-- start GIVEN DATA --
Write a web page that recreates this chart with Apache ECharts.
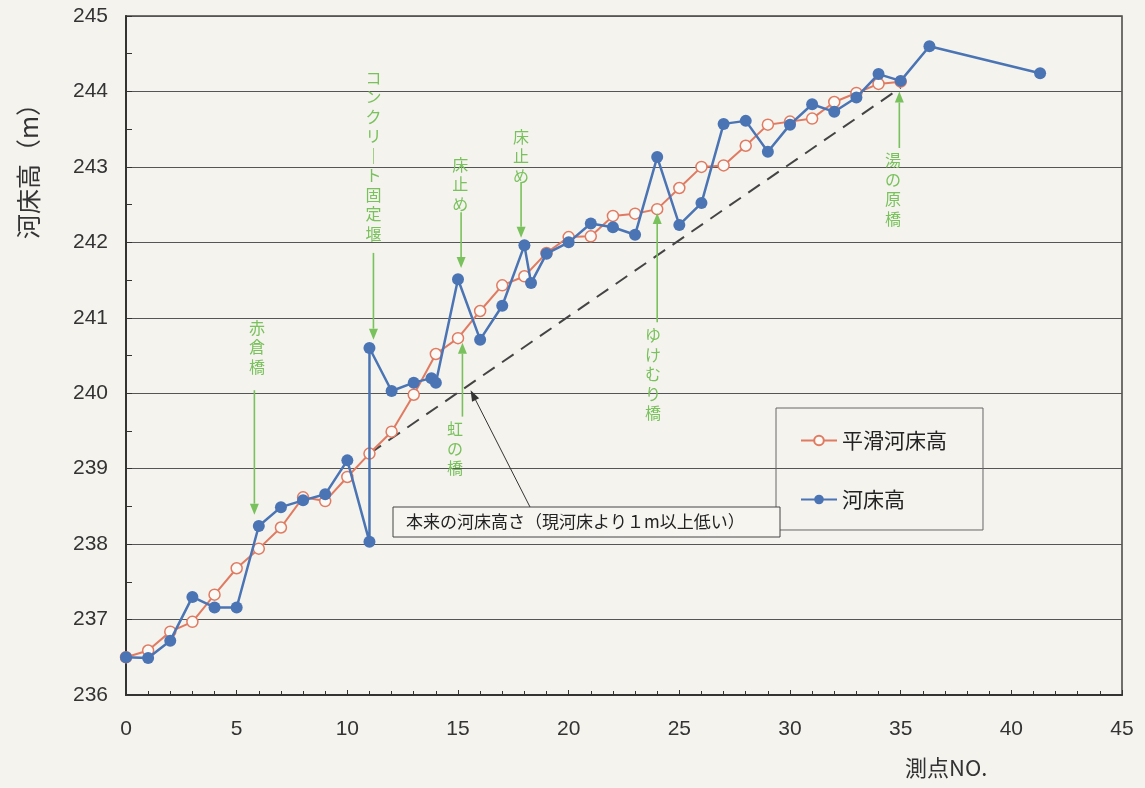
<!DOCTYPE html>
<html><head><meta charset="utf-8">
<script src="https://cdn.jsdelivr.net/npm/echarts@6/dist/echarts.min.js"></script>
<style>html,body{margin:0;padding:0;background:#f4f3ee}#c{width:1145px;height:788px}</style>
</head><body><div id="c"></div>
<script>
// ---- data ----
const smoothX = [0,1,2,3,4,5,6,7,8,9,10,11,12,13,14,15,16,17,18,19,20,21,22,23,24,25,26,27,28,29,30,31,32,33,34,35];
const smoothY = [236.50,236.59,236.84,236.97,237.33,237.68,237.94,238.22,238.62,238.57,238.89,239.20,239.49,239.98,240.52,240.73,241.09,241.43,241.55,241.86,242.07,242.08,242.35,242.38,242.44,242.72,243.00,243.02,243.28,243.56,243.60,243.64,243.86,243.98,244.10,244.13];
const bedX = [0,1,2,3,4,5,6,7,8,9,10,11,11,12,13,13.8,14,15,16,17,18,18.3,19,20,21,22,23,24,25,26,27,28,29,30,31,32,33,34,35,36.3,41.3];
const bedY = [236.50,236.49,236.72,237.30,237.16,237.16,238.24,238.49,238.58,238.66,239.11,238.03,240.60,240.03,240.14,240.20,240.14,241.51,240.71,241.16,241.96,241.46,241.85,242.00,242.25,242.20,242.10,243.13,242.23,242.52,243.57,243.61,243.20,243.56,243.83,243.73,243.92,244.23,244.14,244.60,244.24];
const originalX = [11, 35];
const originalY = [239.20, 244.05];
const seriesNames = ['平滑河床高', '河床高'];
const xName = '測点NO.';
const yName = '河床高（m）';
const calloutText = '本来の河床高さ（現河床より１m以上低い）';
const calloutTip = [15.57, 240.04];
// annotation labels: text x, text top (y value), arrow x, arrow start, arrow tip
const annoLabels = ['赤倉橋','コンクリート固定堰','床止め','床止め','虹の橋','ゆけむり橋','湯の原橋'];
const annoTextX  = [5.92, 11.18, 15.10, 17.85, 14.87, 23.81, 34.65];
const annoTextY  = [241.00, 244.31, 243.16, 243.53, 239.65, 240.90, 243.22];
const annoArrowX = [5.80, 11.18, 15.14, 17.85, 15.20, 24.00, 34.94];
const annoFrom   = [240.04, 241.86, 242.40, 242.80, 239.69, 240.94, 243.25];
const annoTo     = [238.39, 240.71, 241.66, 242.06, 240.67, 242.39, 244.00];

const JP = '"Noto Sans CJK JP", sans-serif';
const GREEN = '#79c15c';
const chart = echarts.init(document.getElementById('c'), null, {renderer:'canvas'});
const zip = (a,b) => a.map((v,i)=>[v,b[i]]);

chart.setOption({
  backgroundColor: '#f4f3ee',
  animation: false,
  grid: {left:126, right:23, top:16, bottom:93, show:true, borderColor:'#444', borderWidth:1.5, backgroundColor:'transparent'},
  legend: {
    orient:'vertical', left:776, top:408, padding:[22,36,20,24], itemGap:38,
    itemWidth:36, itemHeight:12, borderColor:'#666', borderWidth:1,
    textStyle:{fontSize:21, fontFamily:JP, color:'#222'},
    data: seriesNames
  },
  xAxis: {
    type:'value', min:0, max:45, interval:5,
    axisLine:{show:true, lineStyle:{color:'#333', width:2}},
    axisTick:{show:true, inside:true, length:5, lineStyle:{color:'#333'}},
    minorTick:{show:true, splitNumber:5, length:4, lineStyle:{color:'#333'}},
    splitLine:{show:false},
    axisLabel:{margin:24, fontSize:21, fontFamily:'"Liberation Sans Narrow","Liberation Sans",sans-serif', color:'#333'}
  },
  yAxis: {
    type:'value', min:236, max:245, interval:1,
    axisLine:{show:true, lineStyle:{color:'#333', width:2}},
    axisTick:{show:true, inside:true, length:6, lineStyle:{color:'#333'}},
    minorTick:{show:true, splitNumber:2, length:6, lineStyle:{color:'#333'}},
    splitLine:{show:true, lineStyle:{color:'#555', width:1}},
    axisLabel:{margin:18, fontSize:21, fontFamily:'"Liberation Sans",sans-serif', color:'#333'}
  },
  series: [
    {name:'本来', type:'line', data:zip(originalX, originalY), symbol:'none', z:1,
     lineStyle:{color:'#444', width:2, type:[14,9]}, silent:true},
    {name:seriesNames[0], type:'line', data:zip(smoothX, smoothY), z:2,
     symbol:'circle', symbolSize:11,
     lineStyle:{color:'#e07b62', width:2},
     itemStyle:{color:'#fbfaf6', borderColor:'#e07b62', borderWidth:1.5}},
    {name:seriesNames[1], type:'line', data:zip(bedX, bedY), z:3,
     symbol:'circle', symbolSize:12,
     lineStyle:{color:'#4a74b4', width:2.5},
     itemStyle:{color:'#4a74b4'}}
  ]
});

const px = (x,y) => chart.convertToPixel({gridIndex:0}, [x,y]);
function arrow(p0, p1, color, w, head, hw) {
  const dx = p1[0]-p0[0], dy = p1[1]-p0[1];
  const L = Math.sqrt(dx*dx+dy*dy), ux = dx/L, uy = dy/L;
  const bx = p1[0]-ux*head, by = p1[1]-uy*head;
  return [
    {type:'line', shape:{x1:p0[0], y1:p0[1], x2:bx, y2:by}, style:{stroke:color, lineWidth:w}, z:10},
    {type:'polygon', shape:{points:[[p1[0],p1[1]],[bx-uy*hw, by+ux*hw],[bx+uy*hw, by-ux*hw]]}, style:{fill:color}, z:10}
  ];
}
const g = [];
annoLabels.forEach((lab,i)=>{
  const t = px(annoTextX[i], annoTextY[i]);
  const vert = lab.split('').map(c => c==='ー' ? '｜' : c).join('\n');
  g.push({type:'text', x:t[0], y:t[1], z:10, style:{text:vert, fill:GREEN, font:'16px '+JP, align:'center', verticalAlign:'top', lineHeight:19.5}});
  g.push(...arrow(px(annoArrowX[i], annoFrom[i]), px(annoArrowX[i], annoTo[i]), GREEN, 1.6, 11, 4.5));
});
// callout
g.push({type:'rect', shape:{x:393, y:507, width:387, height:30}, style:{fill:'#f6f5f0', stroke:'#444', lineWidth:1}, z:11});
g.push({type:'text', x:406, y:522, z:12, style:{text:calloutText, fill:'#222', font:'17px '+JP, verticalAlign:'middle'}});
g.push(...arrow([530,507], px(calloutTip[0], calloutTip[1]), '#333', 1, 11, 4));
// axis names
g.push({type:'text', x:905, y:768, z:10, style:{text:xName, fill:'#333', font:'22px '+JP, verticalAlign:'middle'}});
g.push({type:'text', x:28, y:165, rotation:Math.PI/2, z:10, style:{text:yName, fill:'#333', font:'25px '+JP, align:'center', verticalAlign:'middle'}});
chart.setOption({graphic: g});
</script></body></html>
-- end GIVEN DATA --
(THE PROBLEM):
Quote the preceding listing precisely and completely, omitting its images.

(RESULT OF THIS TASK):
Write a web page that recreates this chart with Apache ECharts.
<!DOCTYPE html>
<html><head><meta charset="utf-8">
<script src="https://cdn.jsdelivr.net/npm/echarts@6/dist/echarts.min.js"></script>
<style>html,body{margin:0;padding:0;background:#f4f3ee}#c{width:1145px;height:788px}</style>
</head><body><div id="c"></div>
<script>
// ---- data ----
const smoothX = [0,1,2,3,4,5,6,7,8,9,10,11,12,13,14,15,16,17,18,19,20,21,22,23,24,25,26,27,28,29,30,31,32,33,34,35];
const smoothY = [236.50,236.59,236.84,236.97,237.33,237.68,237.94,238.22,238.62,238.57,238.89,239.20,239.49,239.98,240.52,240.73,241.09,241.43,241.55,241.86,242.07,242.08,242.35,242.38,242.44,242.72,243.00,243.02,243.28,243.56,243.60,243.64,243.86,243.98,244.10,244.13];
const bedX = [0,1,2,3,4,5,6,7,8,9,10,11,11,12,13,13.8,14,15,16,17,18,18.3,19,20,21,22,23,24,25,26,27,28,29,30,31,32,33,34,35,36.3,41.3];
const bedY = [236.50,236.49,236.72,237.30,237.16,237.16,238.24,238.49,238.58,238.66,239.11,238.03,240.60,240.03,240.14,240.20,240.14,241.51,240.71,241.16,241.96,241.46,241.85,242.00,242.25,242.20,242.10,243.13,242.23,242.52,243.57,243.61,243.20,243.56,243.83,243.73,243.92,244.23,244.14,244.60,244.24];
const originalX = [11, 35];
const originalY = [239.20, 244.05];
const seriesNames = ['平滑河床高', '河床高'];
const xName = '測点NO.';
const yName = '河床高（m）';
const calloutText = '本来の河床高さ（現河床より１m以上低い）';
const calloutTip = [15.57, 240.04];
// annotation labels: text x, text top (y value), arrow x, arrow start, arrow tip
const annoLabels = ['赤倉橋','コンクリート固定堰','床止め','床止め','虹の橋','ゆけむり橋','湯の原橋'];
const annoTextX  = [5.92, 11.18, 15.10, 17.85, 14.87, 23.81, 34.65];
const annoTextY  = [241.00, 244.31, 243.16, 243.53, 239.65, 240.90, 243.22];
const annoArrowX = [5.80, 11.18, 15.14, 17.85, 15.20, 24.00, 34.94];
const annoFrom   = [240.04, 241.86, 242.40, 242.80, 239.69, 240.94, 243.25];
const annoTo     = [238.39, 240.71, 241.66, 242.06, 240.67, 242.39, 244.00];

const JP = '"Noto Sans CJK JP", sans-serif';
const GREEN = '#79c15c';
const chart = echarts.init(document.getElementById('c'), null, {renderer:'canvas'});
const zip = (a,b) => a.map((v,i)=>[v,b[i]]);

chart.setOption({
  backgroundColor: '#f4f3ee',
  animation: false,
  grid: {left:126, right:23, top:16, bottom:93, show:true, borderColor:'#444', borderWidth:1.5, backgroundColor:'transparent'},
  legend: {
    orient:'vertical', left:776, top:408, padding:[22,36,20,24], itemGap:38,
    itemWidth:36, itemHeight:12, borderColor:'#666', borderWidth:1,
    textStyle:{fontSize:21, fontFamily:JP, color:'#222'},
    data: seriesNames
  },
  xAxis: {
    type:'value', min:0, max:45, interval:5,
    axisLine:{show:true, lineStyle:{color:'#333', width:2}},
    axisTick:{show:true, inside:true, length:5, lineStyle:{color:'#333'}},
    minorTick:{show:true, splitNumber:5, length:4, lineStyle:{color:'#333'}},
    splitLine:{show:false},
    axisLabel:{margin:24, fontSize:21, fontFamily:'"Liberation Sans Narrow","Liberation Sans",sans-serif', color:'#333'}
  },
  yAxis: {
    type:'value', min:236, max:245, interval:1,
    axisLine:{show:true, lineStyle:{color:'#333', width:2}},
    axisTick:{show:true, inside:true, length:6, lineStyle:{color:'#333'}},
    minorTick:{show:true, splitNumber:2, length:6, lineStyle:{color:'#333'}},
    splitLine:{show:true, lineStyle:{color:'#555', width:1}},
    axisLabel:{margin:18, fontSize:21, fontFamily:'"Liberation Sans",sans-serif', color:'#333'}
  },
  series: [
    {name:'本来', type:'line', data:zip(originalX, originalY), symbol:'none', z:1,
     lineStyle:{color:'#444', width:2, type:[14,9]}, silent:true},
    {name:seriesNames[0], type:'line', data:zip(smoothX, smoothY), z:2,
     symbol:'circle', symbolSize:11,
     lineStyle:{color:'#e07b62', width:2},
     itemStyle:{color:'#fbfaf6', borderColor:'#e07b62', borderWidth:1.5}},
    {name:seriesNames[1], type:'line', data:zip(bedX, bedY), z:3,
     symbol:'circle', symbolSize:12,
     lineStyle:{color:'#4a74b4', width:2.5},
     itemStyle:{color:'#4a74b4'}}
  ]
});

const px = (x,y) => chart.convertToPixel({gridIndex:0}, [x,y]);
function arrow(p0, p1, color, w, head, hw) {
  const dx = p1[0]-p0[0], dy = p1[1]-p0[1];
  const L = Math.sqrt(dx*dx+dy*dy), ux = dx/L, uy = dy/L;
  const bx = p1[0]-ux*head, by = p1[1]-uy*head;
  return [
    {type:'line', shape:{x1:p0[0], y1:p0[1], x2:bx, y2:by}, style:{stroke:color, lineWidth:w}, z:10},
    {type:'polygon', shape:{points:[[p1[0],p1[1]],[bx-uy*hw, by+ux*hw],[bx+uy*hw, by-ux*hw]]}, style:{fill:color}, z:10}
  ];
}
const g = [];
annoLabels.forEach((lab,i)=>{
  const t = px(annoTextX[i], annoTextY[i]);
  const vert = lab.split('').map(c => c==='ー' ? '｜' : c).join('\n');
  g.push({type:'text', x:t[0], y:t[1], z:10, style:{text:vert, fill:GREEN, font:'16px '+JP, align:'center', verticalAlign:'top', lineHeight:19.5}});
  g.push(...arrow(px(annoArrowX[i], annoFrom[i]), px(annoArrowX[i], annoTo[i]), GREEN, 1.6, 11, 4.5));
});
// callout
g.push({type:'rect', shape:{x:393, y:507, width:387, height:30}, style:{fill:'#f6f5f0', stroke:'#444', lineWidth:1}, z:11});
g.push({type:'text', x:406, y:522, z:12, style:{text:calloutText, fill:'#222', font:'17px '+JP, verticalAlign:'middle'}});
g.push(...arrow([530,507], px(calloutTip[0], calloutTip[1]), '#333', 1, 11, 4));
// axis names
g.push({type:'text', x:905, y:768, z:10, style:{text:xName, fill:'#333', font:'22px '+JP, verticalAlign:'middle'}});
g.push({type:'text', x:28, y:165, rotation:Math.PI/2, z:10, style:{text:yName, fill:'#333', font:'25px '+JP, align:'center', verticalAlign:'middle'}});
chart.setOption({graphic: g});
</script></body></html>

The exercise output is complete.